Synopses & Reviews
Synopsis
Dr. Julia Kagan, Curator of post-Classical engraved gems in the State Hermitage Museum in St. Petersburg, has devoted a lifetime of scholarship to the study of gem-engraving in Britain, in part inspired by the English Brown brothers who carved gems for Catherine the Great during the 18th century. The many articles she published in the 1960s and 1970s covering various aspects of the history of glyptics in Great Britain and the formation of the Hermitage's collection of British gems, an earlier dissertation which originally formed the basis of this book, and the attached catalogue, comprise a suitable tribute to the immense richness and diversity of gem engraving in Britain from Antiquity to the present. This comprehensive study includes a catalogue of the British engraved gems in The State Hermitage Museum, appendices of archive documents, and a table of British engravers.
Synopsis
This study of the art of gem engraving draws on the collections of the State Hermitage Museum in Russia, the world's largest collection of such pieces, and also contains a detailed catalogue of the museum's holdings. In a comprehensive analysis, Kagan traces the development of the art form from its Roman origins, and the establishment of the first Roman gem-engraving workshops in Britain, to its tentative reappearance in the 14th and 15th centuries, and rebirth in the Tudor era.

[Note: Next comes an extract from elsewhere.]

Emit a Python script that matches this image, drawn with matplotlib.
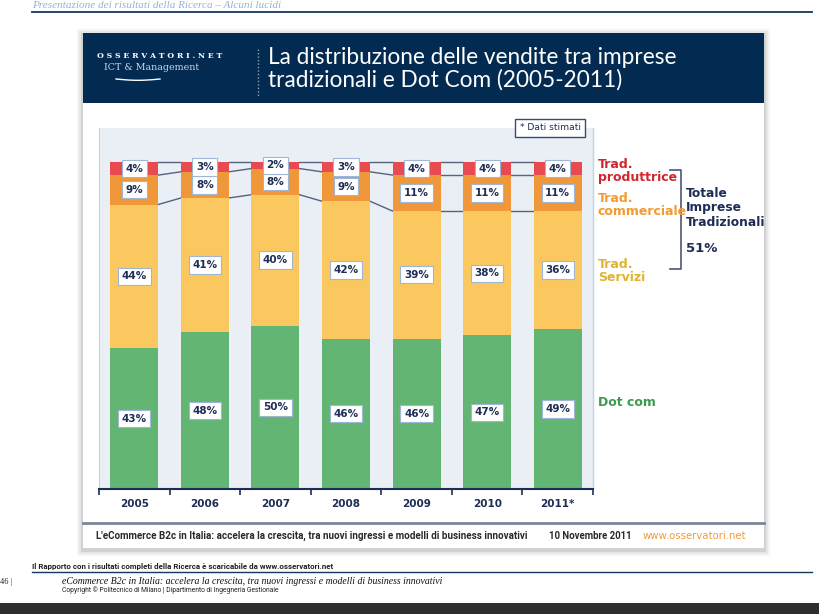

The period of greatest artistic output and creativity, however, was during the fashion for all things neo-classical in the late 18th and early 19th centuries, and Kagan looks in detail at the manufacturers and collectors of engraved gems, and examines the connections with the growing antiquarian movement.
Synopsis
Accompanying CD-ROM includes table of masters of the English school of glyptic arts, 14th-21st centuries.